> _The task_
From the entries below, extract every line that includes the word "this".

+++ Records supplied

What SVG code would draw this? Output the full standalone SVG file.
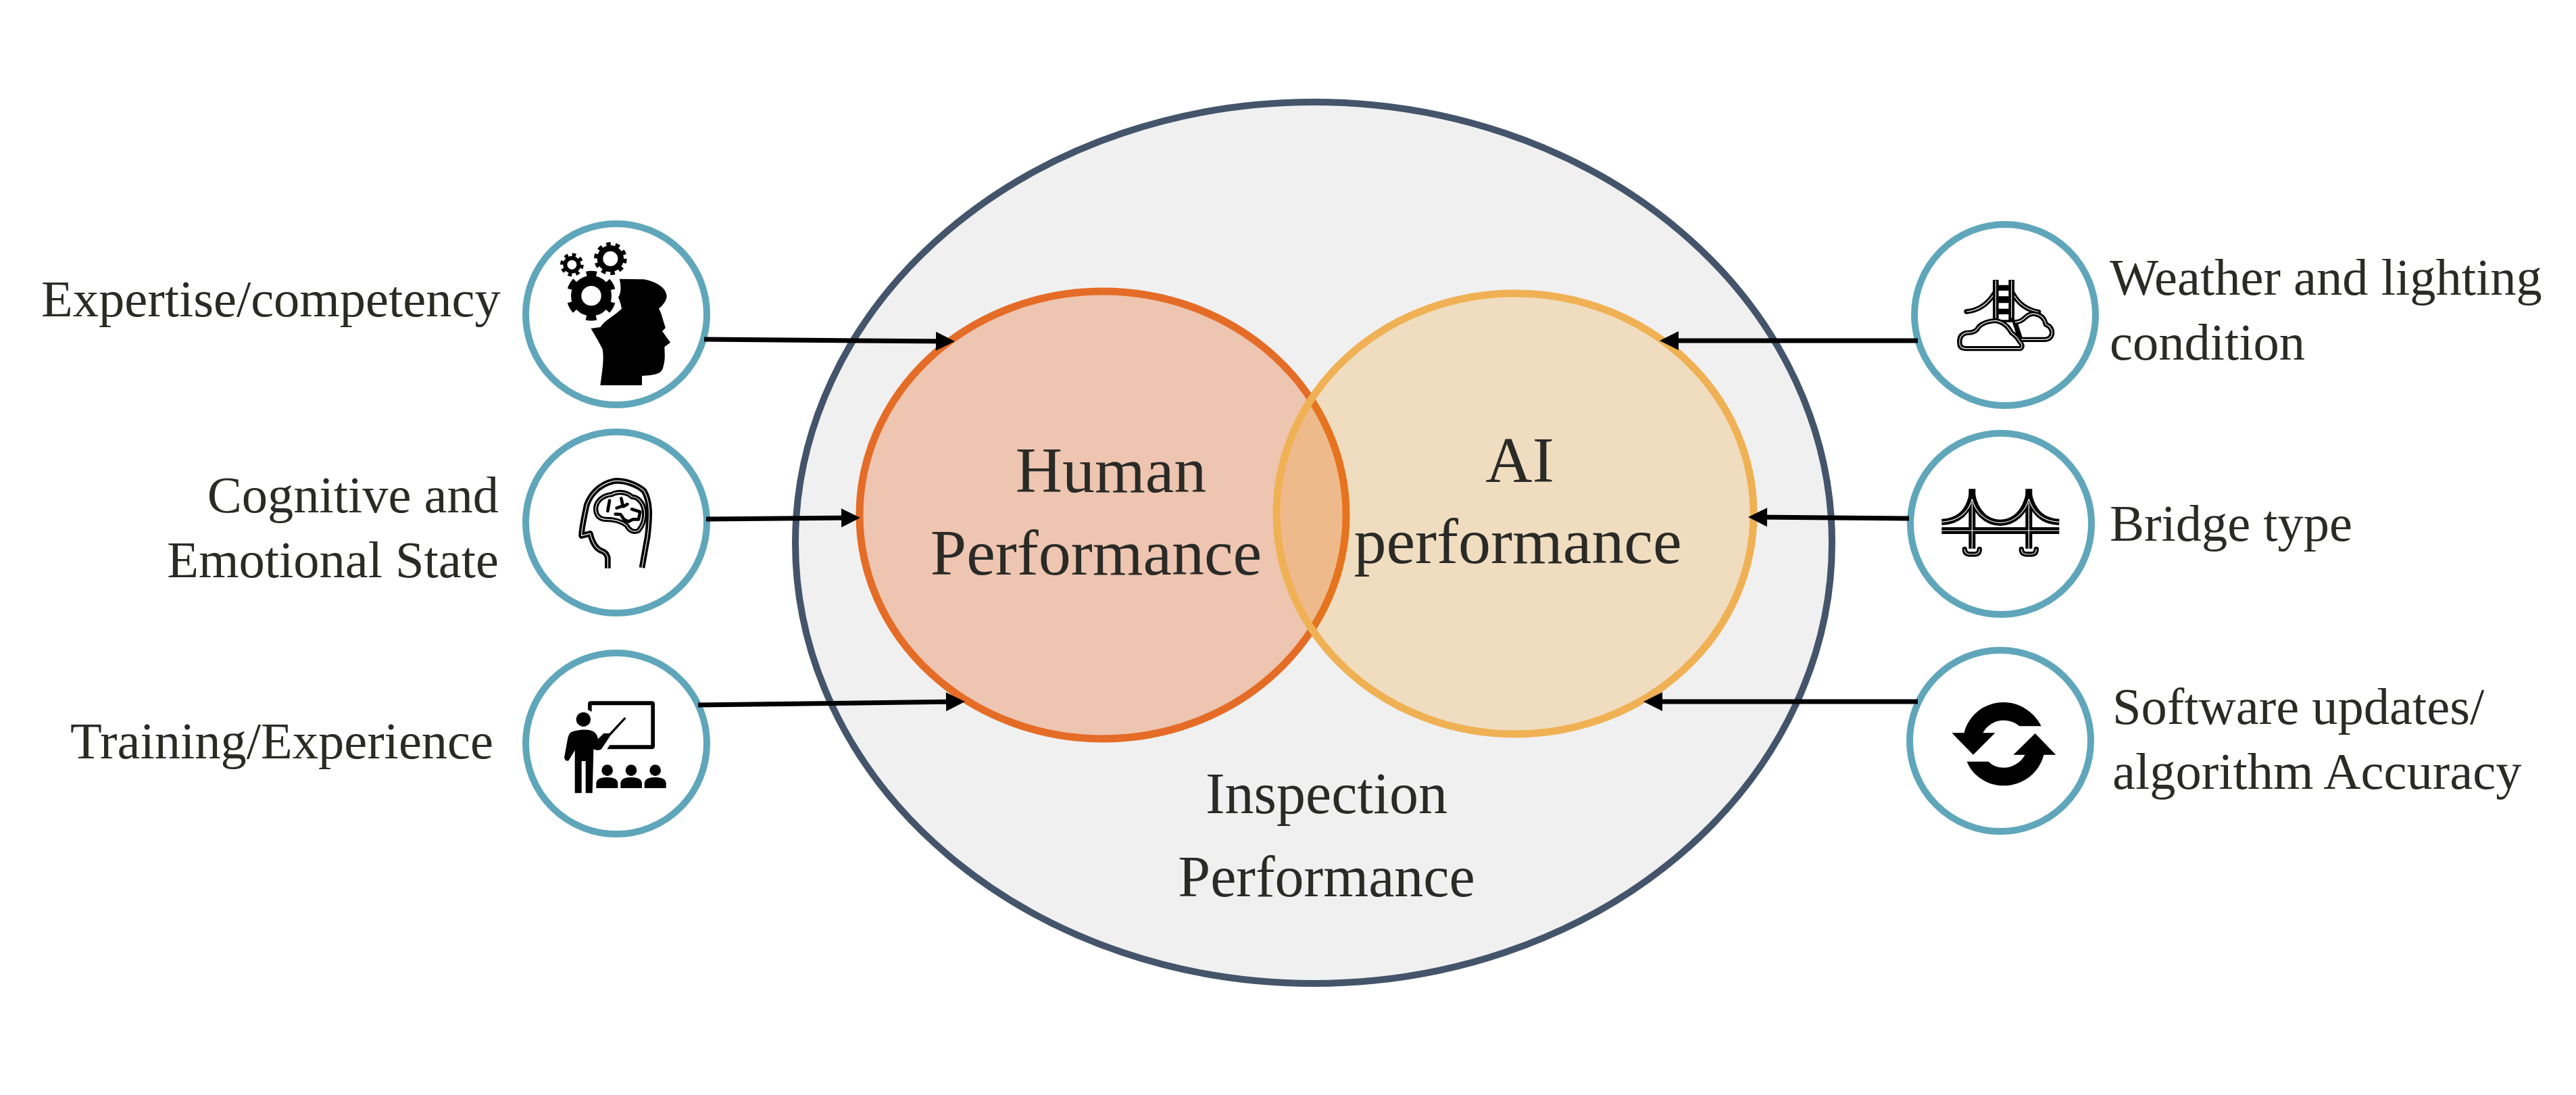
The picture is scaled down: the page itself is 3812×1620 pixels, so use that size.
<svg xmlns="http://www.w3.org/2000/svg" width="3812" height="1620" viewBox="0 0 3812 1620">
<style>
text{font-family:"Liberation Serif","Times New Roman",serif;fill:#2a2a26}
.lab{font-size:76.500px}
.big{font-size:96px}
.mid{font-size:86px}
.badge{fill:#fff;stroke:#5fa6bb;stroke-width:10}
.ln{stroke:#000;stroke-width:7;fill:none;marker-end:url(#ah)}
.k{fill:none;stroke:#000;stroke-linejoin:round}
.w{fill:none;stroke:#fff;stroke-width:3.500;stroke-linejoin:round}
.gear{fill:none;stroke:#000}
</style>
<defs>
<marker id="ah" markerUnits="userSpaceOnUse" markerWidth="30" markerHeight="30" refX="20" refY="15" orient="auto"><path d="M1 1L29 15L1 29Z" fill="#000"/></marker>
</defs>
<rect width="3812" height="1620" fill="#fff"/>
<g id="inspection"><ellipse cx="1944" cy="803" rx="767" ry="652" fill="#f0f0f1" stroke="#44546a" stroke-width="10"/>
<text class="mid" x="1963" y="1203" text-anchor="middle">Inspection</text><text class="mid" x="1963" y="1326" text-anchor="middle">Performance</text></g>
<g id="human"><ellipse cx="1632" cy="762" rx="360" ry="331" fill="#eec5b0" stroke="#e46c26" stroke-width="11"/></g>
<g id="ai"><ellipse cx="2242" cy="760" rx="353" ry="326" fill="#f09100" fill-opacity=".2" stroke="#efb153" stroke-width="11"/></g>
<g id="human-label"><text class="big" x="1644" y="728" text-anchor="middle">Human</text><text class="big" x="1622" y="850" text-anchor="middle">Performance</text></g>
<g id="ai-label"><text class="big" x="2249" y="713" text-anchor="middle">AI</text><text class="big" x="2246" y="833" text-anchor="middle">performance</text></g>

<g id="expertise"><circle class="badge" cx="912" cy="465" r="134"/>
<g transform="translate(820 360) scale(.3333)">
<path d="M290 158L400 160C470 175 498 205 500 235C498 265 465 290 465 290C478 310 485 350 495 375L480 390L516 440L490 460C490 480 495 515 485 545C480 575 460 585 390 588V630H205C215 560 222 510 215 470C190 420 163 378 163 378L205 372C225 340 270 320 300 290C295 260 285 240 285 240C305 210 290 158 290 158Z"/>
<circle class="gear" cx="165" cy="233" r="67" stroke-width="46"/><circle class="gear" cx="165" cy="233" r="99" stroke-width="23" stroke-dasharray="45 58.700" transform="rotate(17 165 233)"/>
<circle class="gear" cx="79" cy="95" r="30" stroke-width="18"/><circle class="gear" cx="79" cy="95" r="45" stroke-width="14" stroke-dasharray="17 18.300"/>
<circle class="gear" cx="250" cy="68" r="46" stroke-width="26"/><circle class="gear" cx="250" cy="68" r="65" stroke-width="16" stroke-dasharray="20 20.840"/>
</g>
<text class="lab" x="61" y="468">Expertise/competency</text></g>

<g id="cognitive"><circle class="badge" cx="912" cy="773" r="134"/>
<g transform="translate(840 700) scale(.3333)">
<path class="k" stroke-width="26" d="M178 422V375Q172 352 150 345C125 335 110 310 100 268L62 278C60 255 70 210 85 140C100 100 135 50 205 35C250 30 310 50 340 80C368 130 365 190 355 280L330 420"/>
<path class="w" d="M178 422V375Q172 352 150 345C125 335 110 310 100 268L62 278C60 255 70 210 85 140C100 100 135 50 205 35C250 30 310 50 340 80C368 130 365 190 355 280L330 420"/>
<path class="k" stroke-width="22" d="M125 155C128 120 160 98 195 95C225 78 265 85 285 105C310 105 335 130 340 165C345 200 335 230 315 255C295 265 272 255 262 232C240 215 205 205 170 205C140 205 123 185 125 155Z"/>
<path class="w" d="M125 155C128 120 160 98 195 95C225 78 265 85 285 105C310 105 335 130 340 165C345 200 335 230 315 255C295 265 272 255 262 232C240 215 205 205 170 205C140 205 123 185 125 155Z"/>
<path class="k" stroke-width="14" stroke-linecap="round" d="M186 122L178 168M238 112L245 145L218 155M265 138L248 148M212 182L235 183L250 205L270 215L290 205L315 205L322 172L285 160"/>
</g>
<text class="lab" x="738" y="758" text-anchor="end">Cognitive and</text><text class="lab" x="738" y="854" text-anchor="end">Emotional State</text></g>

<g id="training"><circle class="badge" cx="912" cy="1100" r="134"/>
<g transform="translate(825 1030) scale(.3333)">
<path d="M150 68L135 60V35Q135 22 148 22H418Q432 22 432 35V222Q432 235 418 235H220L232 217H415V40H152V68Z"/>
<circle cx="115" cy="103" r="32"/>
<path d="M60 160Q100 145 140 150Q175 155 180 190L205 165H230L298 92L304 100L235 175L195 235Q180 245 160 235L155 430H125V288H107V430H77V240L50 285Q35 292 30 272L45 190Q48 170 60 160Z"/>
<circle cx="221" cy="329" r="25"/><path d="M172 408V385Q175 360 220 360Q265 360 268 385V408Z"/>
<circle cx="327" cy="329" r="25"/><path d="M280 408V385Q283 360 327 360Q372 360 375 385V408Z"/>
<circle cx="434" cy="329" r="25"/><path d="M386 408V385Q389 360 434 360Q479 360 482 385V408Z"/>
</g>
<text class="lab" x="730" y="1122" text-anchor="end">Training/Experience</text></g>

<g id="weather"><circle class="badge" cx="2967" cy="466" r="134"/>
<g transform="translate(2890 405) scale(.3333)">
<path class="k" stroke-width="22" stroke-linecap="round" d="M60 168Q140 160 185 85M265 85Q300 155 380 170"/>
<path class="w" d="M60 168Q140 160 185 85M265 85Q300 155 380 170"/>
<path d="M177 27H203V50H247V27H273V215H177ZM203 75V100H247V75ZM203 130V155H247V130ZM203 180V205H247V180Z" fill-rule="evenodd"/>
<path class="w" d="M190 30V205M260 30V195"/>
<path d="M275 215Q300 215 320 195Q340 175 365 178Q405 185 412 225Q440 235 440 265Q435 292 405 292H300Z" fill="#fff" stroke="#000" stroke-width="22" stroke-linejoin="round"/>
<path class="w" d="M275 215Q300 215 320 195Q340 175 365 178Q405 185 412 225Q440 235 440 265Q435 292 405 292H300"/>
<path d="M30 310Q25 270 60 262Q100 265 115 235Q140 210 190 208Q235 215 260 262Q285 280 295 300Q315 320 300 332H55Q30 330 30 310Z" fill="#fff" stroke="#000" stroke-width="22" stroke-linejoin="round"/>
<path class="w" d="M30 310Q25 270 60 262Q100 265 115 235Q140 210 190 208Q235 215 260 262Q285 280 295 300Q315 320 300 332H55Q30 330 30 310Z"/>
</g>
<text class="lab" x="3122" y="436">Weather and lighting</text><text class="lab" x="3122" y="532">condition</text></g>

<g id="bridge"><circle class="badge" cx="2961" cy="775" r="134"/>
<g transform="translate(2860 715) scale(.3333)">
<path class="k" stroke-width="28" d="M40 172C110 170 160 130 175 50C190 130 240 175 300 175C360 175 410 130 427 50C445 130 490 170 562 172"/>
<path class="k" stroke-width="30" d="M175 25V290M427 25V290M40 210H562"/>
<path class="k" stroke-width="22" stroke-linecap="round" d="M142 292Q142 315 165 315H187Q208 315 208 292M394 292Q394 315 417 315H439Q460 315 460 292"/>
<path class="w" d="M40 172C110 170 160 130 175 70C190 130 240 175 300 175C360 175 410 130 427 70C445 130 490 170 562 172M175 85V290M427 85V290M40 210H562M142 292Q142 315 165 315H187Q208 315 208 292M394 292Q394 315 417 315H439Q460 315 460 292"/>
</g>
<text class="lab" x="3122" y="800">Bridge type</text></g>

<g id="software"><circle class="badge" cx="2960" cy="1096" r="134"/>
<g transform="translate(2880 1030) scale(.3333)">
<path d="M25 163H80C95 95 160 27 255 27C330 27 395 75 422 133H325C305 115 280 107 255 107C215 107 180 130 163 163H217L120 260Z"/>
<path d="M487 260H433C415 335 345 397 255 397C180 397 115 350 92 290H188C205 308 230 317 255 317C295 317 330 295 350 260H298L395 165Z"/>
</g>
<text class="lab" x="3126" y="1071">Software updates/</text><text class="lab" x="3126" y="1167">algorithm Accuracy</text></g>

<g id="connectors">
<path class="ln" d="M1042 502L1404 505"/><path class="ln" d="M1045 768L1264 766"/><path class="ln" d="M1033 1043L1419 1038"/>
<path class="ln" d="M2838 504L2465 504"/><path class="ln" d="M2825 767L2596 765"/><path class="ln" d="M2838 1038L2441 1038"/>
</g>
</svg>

++++++
+++ Records supplied

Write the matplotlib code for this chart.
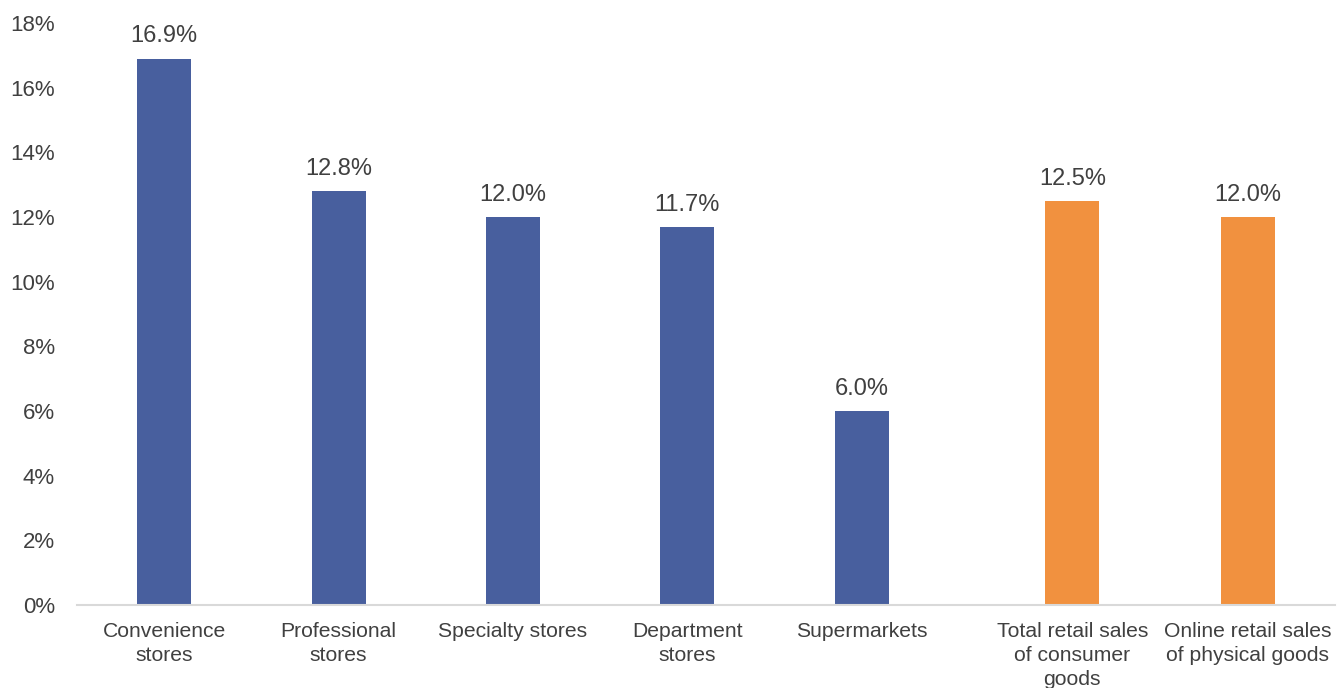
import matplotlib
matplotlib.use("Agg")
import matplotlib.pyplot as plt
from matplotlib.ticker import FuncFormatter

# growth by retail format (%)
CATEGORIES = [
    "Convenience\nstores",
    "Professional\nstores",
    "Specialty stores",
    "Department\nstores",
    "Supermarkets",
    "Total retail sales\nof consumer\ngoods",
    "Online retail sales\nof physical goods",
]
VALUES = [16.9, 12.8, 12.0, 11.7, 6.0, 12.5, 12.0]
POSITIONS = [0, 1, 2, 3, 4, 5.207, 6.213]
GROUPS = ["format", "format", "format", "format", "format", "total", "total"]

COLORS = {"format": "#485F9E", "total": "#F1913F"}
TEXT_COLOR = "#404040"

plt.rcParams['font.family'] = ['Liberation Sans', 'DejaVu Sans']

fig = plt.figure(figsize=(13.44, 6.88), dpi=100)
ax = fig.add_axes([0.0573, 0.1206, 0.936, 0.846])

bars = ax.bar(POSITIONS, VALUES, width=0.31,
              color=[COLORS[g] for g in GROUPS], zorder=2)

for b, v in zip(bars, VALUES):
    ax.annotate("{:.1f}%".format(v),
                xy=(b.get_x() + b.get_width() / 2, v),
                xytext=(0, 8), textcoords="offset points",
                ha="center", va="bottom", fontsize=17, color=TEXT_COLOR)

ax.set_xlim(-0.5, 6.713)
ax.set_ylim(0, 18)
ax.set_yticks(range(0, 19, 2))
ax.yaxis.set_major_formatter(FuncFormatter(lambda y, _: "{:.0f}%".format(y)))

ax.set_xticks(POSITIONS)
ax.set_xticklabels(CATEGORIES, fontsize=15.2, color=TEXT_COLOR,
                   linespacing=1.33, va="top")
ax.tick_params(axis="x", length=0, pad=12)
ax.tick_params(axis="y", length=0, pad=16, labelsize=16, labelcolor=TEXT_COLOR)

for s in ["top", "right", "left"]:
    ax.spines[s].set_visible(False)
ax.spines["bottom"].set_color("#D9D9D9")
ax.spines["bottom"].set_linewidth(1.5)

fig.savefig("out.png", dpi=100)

++++++
+++ Records supplied

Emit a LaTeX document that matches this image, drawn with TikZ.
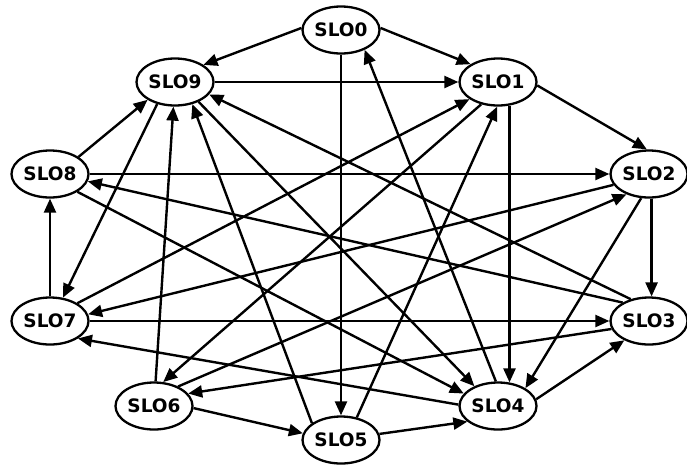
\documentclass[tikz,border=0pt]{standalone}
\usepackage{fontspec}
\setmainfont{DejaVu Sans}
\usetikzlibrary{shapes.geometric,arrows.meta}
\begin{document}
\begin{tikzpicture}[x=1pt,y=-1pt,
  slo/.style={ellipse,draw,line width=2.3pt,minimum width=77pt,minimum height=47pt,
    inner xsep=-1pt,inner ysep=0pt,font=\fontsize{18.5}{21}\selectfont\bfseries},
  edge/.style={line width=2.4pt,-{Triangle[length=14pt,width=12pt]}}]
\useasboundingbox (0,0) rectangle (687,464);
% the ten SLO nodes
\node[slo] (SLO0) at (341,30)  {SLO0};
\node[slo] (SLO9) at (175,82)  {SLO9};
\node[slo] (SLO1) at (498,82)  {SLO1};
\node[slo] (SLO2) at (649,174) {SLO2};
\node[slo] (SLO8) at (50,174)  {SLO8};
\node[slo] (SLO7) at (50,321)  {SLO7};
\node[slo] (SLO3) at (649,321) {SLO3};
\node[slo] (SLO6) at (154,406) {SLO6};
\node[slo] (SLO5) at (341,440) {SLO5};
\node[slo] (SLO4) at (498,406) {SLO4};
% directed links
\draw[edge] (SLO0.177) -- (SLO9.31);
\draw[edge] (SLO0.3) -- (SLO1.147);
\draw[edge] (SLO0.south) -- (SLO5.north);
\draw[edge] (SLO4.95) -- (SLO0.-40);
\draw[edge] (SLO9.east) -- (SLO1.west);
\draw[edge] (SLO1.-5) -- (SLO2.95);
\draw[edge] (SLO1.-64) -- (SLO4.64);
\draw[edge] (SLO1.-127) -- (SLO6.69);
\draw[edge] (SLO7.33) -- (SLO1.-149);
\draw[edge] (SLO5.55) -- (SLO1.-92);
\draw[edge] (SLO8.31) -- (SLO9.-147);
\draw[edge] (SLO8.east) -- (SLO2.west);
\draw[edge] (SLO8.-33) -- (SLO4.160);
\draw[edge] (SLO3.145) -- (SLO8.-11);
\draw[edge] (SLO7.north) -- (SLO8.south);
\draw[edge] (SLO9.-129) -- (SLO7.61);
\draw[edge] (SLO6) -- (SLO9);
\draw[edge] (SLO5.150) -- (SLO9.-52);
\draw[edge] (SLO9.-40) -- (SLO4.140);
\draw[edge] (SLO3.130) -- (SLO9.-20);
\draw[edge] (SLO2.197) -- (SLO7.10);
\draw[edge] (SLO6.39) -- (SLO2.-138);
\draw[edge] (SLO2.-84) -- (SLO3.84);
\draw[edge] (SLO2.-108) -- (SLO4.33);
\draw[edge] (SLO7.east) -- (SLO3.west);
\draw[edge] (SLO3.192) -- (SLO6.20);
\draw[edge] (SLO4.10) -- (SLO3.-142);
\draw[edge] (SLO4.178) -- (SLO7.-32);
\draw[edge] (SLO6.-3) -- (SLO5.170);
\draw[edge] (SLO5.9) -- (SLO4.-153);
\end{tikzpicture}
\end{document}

++++++

> _Reply to the task_
What SVG code would draw this? Output the full standalone SVG file.
Write the matplotlib code for this chart.
Emit a LaTeX document that matches this image, drawn with TikZ.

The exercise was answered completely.